To override the default cloud cache location in cloud compute environments, specify an alternate directory with the cache directive in your Nextflow configuration file (either in the Advanced options > Nextflow config file field on the launch form, or in the nextflow.config
file in your pipeline repository).
- AWS Batch and Amazon EKS
- Azure Batch
- Google Cloud Batch and Google GKE
- Kubernetes
To customize the cache location used in your AWS Batch and Amazon EKS compute environments, specify an alternate cache directory in your Nextflow configuration:
cloudcache {
enabled = true
path = 's3://your-bucket/.cache'
}
The new cache directory must be accessible with the credentials associated with your compute environment. An alternate cloud storage location can be specified if you include the necessary credentials for that location in your Nextflow configuration. This is not recommended for production environments.
To customize the cache location used in your Azure Batch compute environments, specify an alternate cache directory in your Nextflow configuration:
cloudcache {
enabled = true
path = 'az://your-container/.cache'
}
The new cache directory must be accessible with the credentials associated with your compute environment. An alternate cloud storage location can be specified if you include the necessary credentials for that location in your Nextflow configuration. This is not recommended for production environments.
To customize the cache location used in your Google Cloud Batch and Google GKE compute environments, specify an alternate cache directory in your Nextflow configuration:
cloudcache {
enabled = true
path = 'gs://your-bucket/.cache'
}
The new cache directory must be accessible with the credentials associated with your compute environment. An alternate cloud storage location can be specified if you include the necessary credentials for that location in your Nextflow configuration. This is not recommended for production environments.
Kubernetes compute environments do not use cloud cache by default. To specify a cloud storage cache directory, include the cloud cache path and necessary credentials for that location in your Nextflow configuration. This is not recommended for production environments.
AWS S3
// Specify cloud storage credentials
aws {
accessKey = '<YOUR S3 ACCESS KEY>'
secretKey = '<YOUR S3 SECRET KEY>'
region = '<YOUR REGION>'
}
// Set the cloud cache path
cloudcache {
enabled = true
path = 's3://your-bucket/.cache'
}
Azure Blob Storage
// Specify cloud storage credentials
azure {
storage {
accountName = '<YOUR AZURE BLOB STORAGE ACCOUNT NAME>'
accountKey = '<YOUR AZURE BLOB STORAGE ACCOUNT KEY>'
}
}
// Set the cloud cache path
cloudcache {
enabled = true
path = 'az://your-container/.cache'
}
Google Cloud Storage
- See these instructions to set up IAM and create a JSON key file for the custom service account with permissions to your Google Cloud storage account.
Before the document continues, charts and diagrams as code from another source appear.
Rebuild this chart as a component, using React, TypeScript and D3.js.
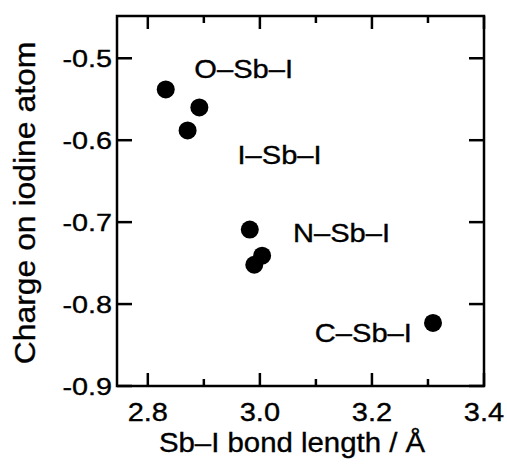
import React from "react";
import * as d3 from "d3";

const bondLength = [2.832, 2.892, 2.871, 2.982, 2.99, 3.004, 3.309];
const charge = [-0.538, -0.56, -0.588, -0.709, -0.752, -0.741, -0.823];

const labelText = ["O–Sb–I", "I–Sb–I", "N–Sb–I", "C–Sb–I"];
const labelX = [2.883, 2.96, 3.059, 3.098];
const labelY = [-0.524, -0.629, -0.724, -0.846];

const xMajor = [2.8, 3.0, 3.2, 3.4];
const xMinor = [2.9, 3.1, 3.3];
const yMajor = [-0.9, -0.8, -0.7, -0.6, -0.5];

const W = 507;
const H = 476;
const L = 117, R = 484, T = 16, B = 386;
const FONT = "'Liberation Sans', Arial, Helvetica, sans-serif";

function Txt({ x, y, size, sx = 1, anchor = "start", children, rotate = 0, dy }: any) {
  return (
    <text
      transform={`translate(${x},${y}) rotate(${rotate}) scale(${sx},1)`}
      fontSize={size}
      textAnchor={anchor}
      dy={dy}
      stroke="#000"
      strokeWidth={0.35}
    >
      {children}
    </text>
  );
}

export default function App() {
  const x = d3.scaleLinear().domain([2.745, 3.4]).range([L, R]);
  const y = d3.scaleLinear().domain([-0.9, -0.4484]).range([B, T]);
  const sw = 2.5;
  return (
    <svg width={W} height={H} style={{ position: "absolute", left: 0, top: 0, background: "#fff" }} fontFamily={FONT}>
      <rect x={0} y={0} width={W} height={H} fill="#fff" />
      {xMajor.map((v) => (
        <g key={"xm" + v}>
          <line x1={x(v)} x2={x(v)} y1={B} y2={B - 13} stroke="#000" strokeWidth={sw} />
          <line x1={x(v)} x2={x(v)} y1={T} y2={T + 13} stroke="#000" strokeWidth={sw} />
          <Txt x={x(v)} y={421} size={25} sx={1.16} anchor="middle">{d3.format(".1f")(v)}</Txt>
        </g>
      ))}
      {xMinor.map((v) => (
        <g key={"xn" + v}>
          <line x1={x(v)} x2={x(v)} y1={B} y2={B - 7} stroke="#000" strokeWidth={sw} />
          <line x1={x(v)} x2={x(v)} y1={T} y2={T + 7} stroke="#000" strokeWidth={sw} />
        </g>
      ))}
      {yMajor.map((v) => (
        <g key={"ym" + v}>
          <line x1={L} x2={L + 15} y1={y(v)} y2={y(v)} stroke="#000" strokeWidth={sw} />
          <line x1={R} x2={R - 15} y1={y(v)} y2={y(v)} stroke="#000" strokeWidth={sw} />
          <Txt x={112} y={y(v) + 8.5} size={24} sx={1.2} anchor="end">{d3.format(".1f")(v).replace("−", "-")}</Txt>
        </g>
      ))}
      <rect x={L} y={T} width={R - L} height={B - T} fill="none" stroke="#000" strokeWidth={sw} />
      {bondLength.map((v, i) => (
        <circle key={"p" + i} cx={x(v)} cy={y(charge[i])} r={9} fill="#000" />
      ))}
      {labelText.map((t, i) => (
        <Txt key={"l" + i} x={x(labelX[i])} y={y(labelY[i])} size={26} sx={1.12}>{t}</Txt>
      ))}
      <Txt x={292} y={452} size={28} sx={1.05} anchor="middle">Sb–I bond length / Å</Txt>
      <Txt x={35} y={203} size={29} sx={1.1} rotate={-90} anchor="middle">Charge on iodine atom</Txt>
    </svg>
  );
}
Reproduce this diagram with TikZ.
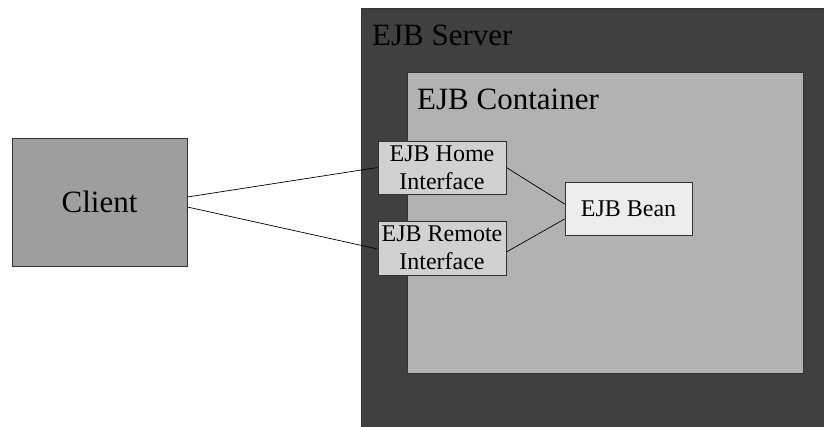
\documentclass[tikz,border=0pt]{standalone}
\usepackage{fontspec}
\setmainfont{Liberation Serif}
\begin{document}
\begin{tikzpicture}[x=1pt,y=-1pt,
  frame/.style={draw=black!80,line width=0.8pt},
  bigtext/.style={font=\fontsize{31}{36}\selectfont,inner sep=0pt},
  box/.style={frame,inner sep=0pt,align=center,font=\fontsize{24}{28}\selectfont},
  wire/.style={draw=black,line width=0.7pt}]
\useasboundingbox (0,0) rectangle (824,427);
\clip (0,0) rectangle (824,427);
\fill[white] (0,0) rectangle (824,427);
\node[frame,fill=black!75,minimum width=470pt,minimum height=425pt,anchor=north west,inner sep=0pt] (server) at (361,8) {};
\node[bigtext,anchor=base west] (serverlabel) at (372,46) {EJB Server};
\node[frame,fill=black!30,minimum width=396pt,minimum height=301pt,anchor=north west,inner sep=0pt] (container) at (407,72) {};
\node[bigtext,anchor=base west] (containerlabel) at (417,110) {EJB Container};
\node[box,fill=black!38,minimum width=175pt,minimum height=128pt,font=\fontsize{31}{36}\selectfont] (client) at (99.5,202) {Client};
\node[box,fill=black!18,minimum width=128pt,minimum height=53pt] (home) at (442,167.5) {EJB Home\\Interface};
\node[box,fill=black!18,minimum width=128pt,minimum height=54pt] (remote) at (442,248) {EJB Remote\\Interface};
\node[box,fill=black!7,minimum width=127pt,minimum height=53pt] (bean) at (628.5,208.5) {EJB Bean};
\draw[wire] ([yshift=5pt]client.east) -- (home.west);
\draw[wire] ([yshift=-5pt]client.east) -- ([yshift=-1pt]remote.west);
\draw[wire] (home.east) -- ([yshift=4.5pt]bean.west);
\draw[wire] ([yshift=-4pt]remote.east) -- ([yshift=-10.5pt]bean.west);
\end{tikzpicture}
\end{document}
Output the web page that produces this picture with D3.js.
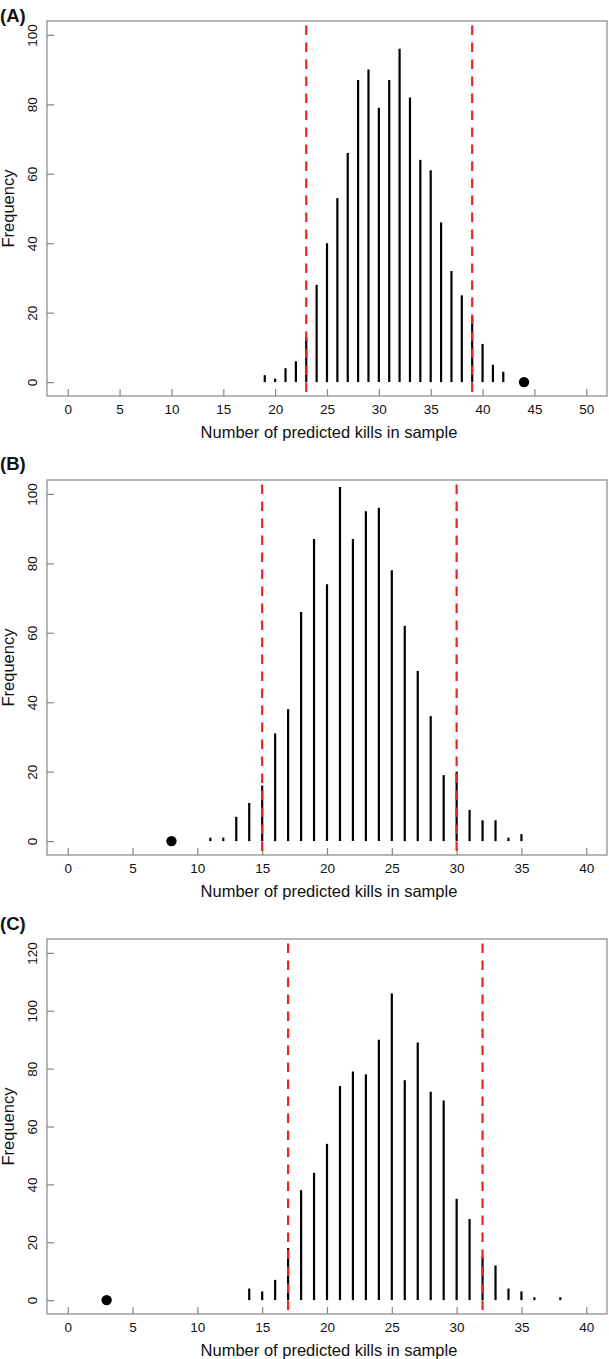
<!DOCTYPE html>
<html>
<head>
<meta charset="utf-8">
<script src="https://cdn.jsdelivr.net/npm/d3@7"></script>
<style>
  html, body { margin: 0; padding: 0; background: #fff; }
  svg { display: block; }
  text { font-family: "Liberation Sans", Arial, Helvetica, sans-serif; }
</style>
</head>
<body>
<svg id="chart" width="609" height="1359"></svg>
<script>
// ---------- data ----------
const panelLabels = ["(A)", "(B)", "(C)"];
const xTitle = "Number of predicted kills in sample";
const yTitle = "Frequency";

const killsA = [19,20,21,22,23,24,25,26,27,28,29,30,31,32,33,34,35,36,37,38,39,40,41,42];
const freqA  = [2,1,4,6,13,28,40,53,66,87,90,79,87,96,82,64,61,46,32,25,19,11,5,3];
const ciA    = [23, 39];
const obsA   = 44;
const xTicksA = [0,5,10,15,20,25,30,35,40,45,50];
const yTicksA = [0,20,40,60,80,100];

const killsB = [11,12,13,14,15,16,17,18,19,20,21,22,23,24,25,26,27,28,29,30,31,32,33,34,35];
const freqB  = [1,1,7,11,16,31,38,66,87,74,102,87,95,96,78,62,49,36,19,20,9,6,6,1,2];
const ciB    = [15, 30];
const obsB   = 8;
const xTicksB = [0,5,10,15,20,25,30,35,40];
const yTicksB = [0,20,40,60,80,100];

const killsC = [14,15,16,17,18,19,20,21,22,23,24,25,26,27,28,29,30,31,32,33,34,35,36,38];
const freqC  = [4,3,7,18,38,44,54,74,79,78,90,106,76,89,72,69,35,28,15,12,4,3,1,1];
const ciC    = [17, 32];
const obsC   = 3;
const xTicksC = [0,5,10,15,20,25,30,35,40];
const yTicksC = [0,20,40,60,80,100,120];

const panels = [
  {label: panelLabels[0], kills: killsA, freq: freqA, ci: ciA, obs: obsA, xlim: [0,50], ylim: [0,100], xTicks: xTicksA, yTicks: yTicksA, top: 21,  labelY: 22},
  {label: panelLabels[1], kills: killsB, freq: freqB, ci: ciB, obs: obsB, xlim: [0,40], ylim: [0,100], xTicks: xTicksB, yTicks: yTicksB, top: 480, labelY: 470},
  {label: panelLabels[2], kills: killsC, freq: freqC, ci: ciC, obs: obsC, xlim: [0,40], ylim: [0,120], xTicks: xTicksC, yTicks: yTicksC, top: 939, labelY: 930}
];

// ---------- layout ----------
const svg = d3.select("#chart");
const left = 47, right = 607, boxH = 375;
const axisColor = "#858585";
const red = "#e8261f";
const tickFont = 13.5, titleFont = 16.5;

function ext(lim) { const d = (lim[1] - lim[0]) * 0.04; return [lim[0] - d, lim[1] + d]; }

panels.forEach(p => {
  const top = p.top, bottom = p.top + boxH;
  const x = d3.scaleLinear().domain(ext(p.xlim)).range([left, right]);
  const y = d3.scaleLinear().domain(ext(p.ylim)).range([bottom, top]);
  const g = svg.append("g");

  // panel label
  g.append("text").attr("x", 0).attr("y", p.labelY)
    .attr("font-size", 18.5).attr("font-weight", "bold").attr("fill", "#111")
    .text(p.label);

  // box
  g.append("rect").attr("x", left).attr("y", top).attr("width", right - left).attr("height", boxH)
    .attr("fill", "none").attr("stroke", axisColor).attr("stroke-width", 1.2);

  // x axis (inward ticks)
  const xa = g.append("g").attr("transform", `translate(0,${bottom})`)
    .call(d3.axisBottom(x).tickValues(p.xTicks).tickSize(-7).tickPadding(8.5).tickFormat(d3.format("d")));
  xa.select(".domain").remove();
  xa.selectAll(".tick line").attr("stroke", axisColor).attr("stroke-width", 1.2);
  xa.selectAll(".tick text").attr("font-size", tickFont).attr("fill", "#111")
    .style("font-family", '"Liberation Sans", Arial, sans-serif');

  // y axis (inward ticks, rotated labels)
  const ya = g.append("g").attr("transform", `translate(${left},0)`)
    .call(d3.axisLeft(y).tickValues(p.yTicks).tickSize(-7).tickFormat(d3.format("d")));
  ya.select(".domain").remove();
  ya.selectAll(".tick line").attr("stroke", axisColor).attr("stroke-width", 1.2);
  ya.selectAll(".tick text")
    .attr("x", null).attr("dy", null)
    .attr("transform", "translate(-10,0) rotate(-90)")
    .attr("text-anchor", "middle")
    .attr("font-size", tickFont).attr("fill", "#111")
    .style("font-family", '"Liberation Sans", Arial, sans-serif');

  // axis titles
  g.append("text").attr("x", (left + right) / 2 + 2).attr("y", bottom + 42)
    .attr("text-anchor", "middle").attr("font-size", titleFont).attr("fill", "#111")
    .text(xTitle);
  g.append("text")
    .attr("transform", `translate(14,${(top + bottom) / 2}) rotate(-90)`)
    .attr("text-anchor", "middle").attr("font-size", titleFont).attr("fill", "#111")
    .text(yTitle);

  // frequency spikes
  g.selectAll("line.bar").data(p.kills.map((k, i) => ({k, f: p.freq[i]})))
    .enter().append("line").attr("class", "bar")
    .attr("x1", d => x(d.k)).attr("x2", d => x(d.k))
    .attr("y1", y(0)).attr("y2", d => y(d.f))
    .attr("stroke", "#000").attr("stroke-width", 2.2);

  // observed value
  g.append("circle").attr("cx", x(p.obs)).attr("cy", y(0)).attr("r", 5.2).attr("fill", "#000");

  // 95% interval dashed lines
  g.selectAll("line.ci").data(p.ci).enter().append("line").attr("class", "ci")
    .attr("x1", d => x(d)).attr("x2", d => x(d))
    .attr("y1", top).attr("y2", bottom)
    .attr("stroke", red).attr("stroke-width", 2.2)
    .attr("stroke-dasharray", "9.5,7.5").attr("stroke-dashoffset", 12.5);
});
</script>
</body>
</html>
- If you run the gcloud CLI authentication flow with
gcloud auth application-default login
, your Application Default Credentials are written to$HOME/.config/gcloud/application_default_credentials.json
and picked up by Nextflow automatically. Otherwise, declare theGOOGLE_APPLICATION_CREDENTIALS
environment variable explicitly with the local path to your service account credentials file created in the previous step. - Add the following to the Nextflow Config file field when you launch your pipeline:
// Specify cloud storage credentials
google {
location = '<YOUR BUCKET LOCATION>'
project = '<YOUR PROJECT ID>'
batch.serviceAccountEmail = '<YOUR SERVICE ACCOUNT EMAIL>'
}
// Set the cloud cache path
cloudcache {
enabled = true
path = 'gs://your-bucket/.cache'
}
Relaunch a workflow run
An effective way to troubleshoot a workflow execution is to Relaunch it with different parameters. Select the Runs tab, open the options menu to the right of the run, and select Relaunch. You can edit parameters, such as Pipeline to launch and Revision number before launch. Select Launch to execute the run from scratch.
The Relaunch option is only available for runs launched from the Seqera Platform interface.
Resume a workflow run
Seqera uses Nextflow's resume functionality to resume a workflow run with the same parameters, using the cached results of previously completed tasks and only executing failed and pending tasks. Select Resume from the options menu to the right of the run of your choice to launch a resumed run of the same workflow, with the option to edit some parameters before launch. Unlike a relaunch, you cannot edit the pipeline to launch or the work directory during a run resume.
The Resume option is only available for runs launched from the Seqera Platform interface.
Change compute environment during run resume
Users with appropriate permissions can change the compute environment when resuming a run. The new compute environment must have access to the original run work directory. This means that the new compute environment must have a work directory that matches the root path of the original pipeline work directory. For example, if the original pipeline work directory is s3://foo/work/12345
, the new compute environment must have access to s3://foo/work
.